Q: How is the F/M ratio calculated?

A: The F/M ratio is the BOD loading to the aeration tank in kilograms per day divided by the MLVSS mass in the aeration tank in kilograms. BOD loading is BOD concentration entering the tank times the influent flow to the tank, and MLVSS mass is MLVSS concentration in the tank times the aeration tank volume. According to the US EPA wastewater technology fact sheet on activated sludge processes, the published conventional activated sludge band is 0.2 to 0.5 kg BOD per kg MLVSS per day.

Q: What is the formula for hydraulic retention time?

A: The hydraulic retention time of the aeration tank is the aeration tank volume divided by the flow rate through the tank. The volume and the flow rate must use the same volume unit so the answer reads in the same time unit as the flow rate, and the calculator returns the result in hours. The published conventional activated sludge HRT sits between 3 and 6 hours.

Q: How is sludge volume index measured?

A: Sludge volume index is measured by filling a 1 liter graduated cylinder with a fresh mixed liquor sample from the aeration tank effluent, letting it settle for 30 minutes, recording the settled solids in milliliters per liter, and dividing that by the MLSS concentration in grams per liter. The published desirable band is 100 to 200 mL per g, with values under 80 mL per g flagged as over oxidized and values over 250 mL per g flagged as bulking sludge.

Q: What is a healthy F/M ratio for activated sludge?

A: A healthy conventional activated sludge plant runs at an F/M ratio between 0.2 and 0.5 kg BOD per kg MLVSS per day. Ratios below 0.2 suggest the biology is underfed and the effluent BOD may rise, while ratios above 0.5 suggest the biology is overloaded and closer to a high rate or contact stabilization regime.

Q: What is the typical range for sludge volume index?

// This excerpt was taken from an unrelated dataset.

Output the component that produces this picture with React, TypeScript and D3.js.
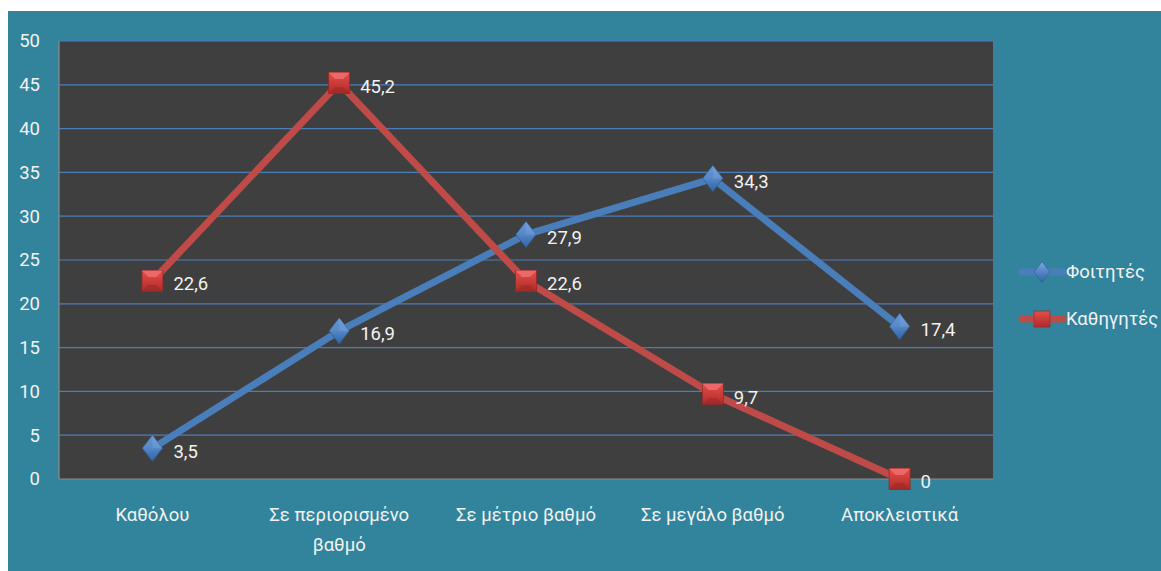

A: The typical desirable sludge volume index for conventional activated sludge sits between 100 and 200 mL per g. Values below 80 mL per g signal very dense, possibly over oxidized sludge that may drop the effluent BOD below target, while values above 250 mL per g signal very slowly settling, possibly bulking sludge that may let BOD pass into the secondary effluent.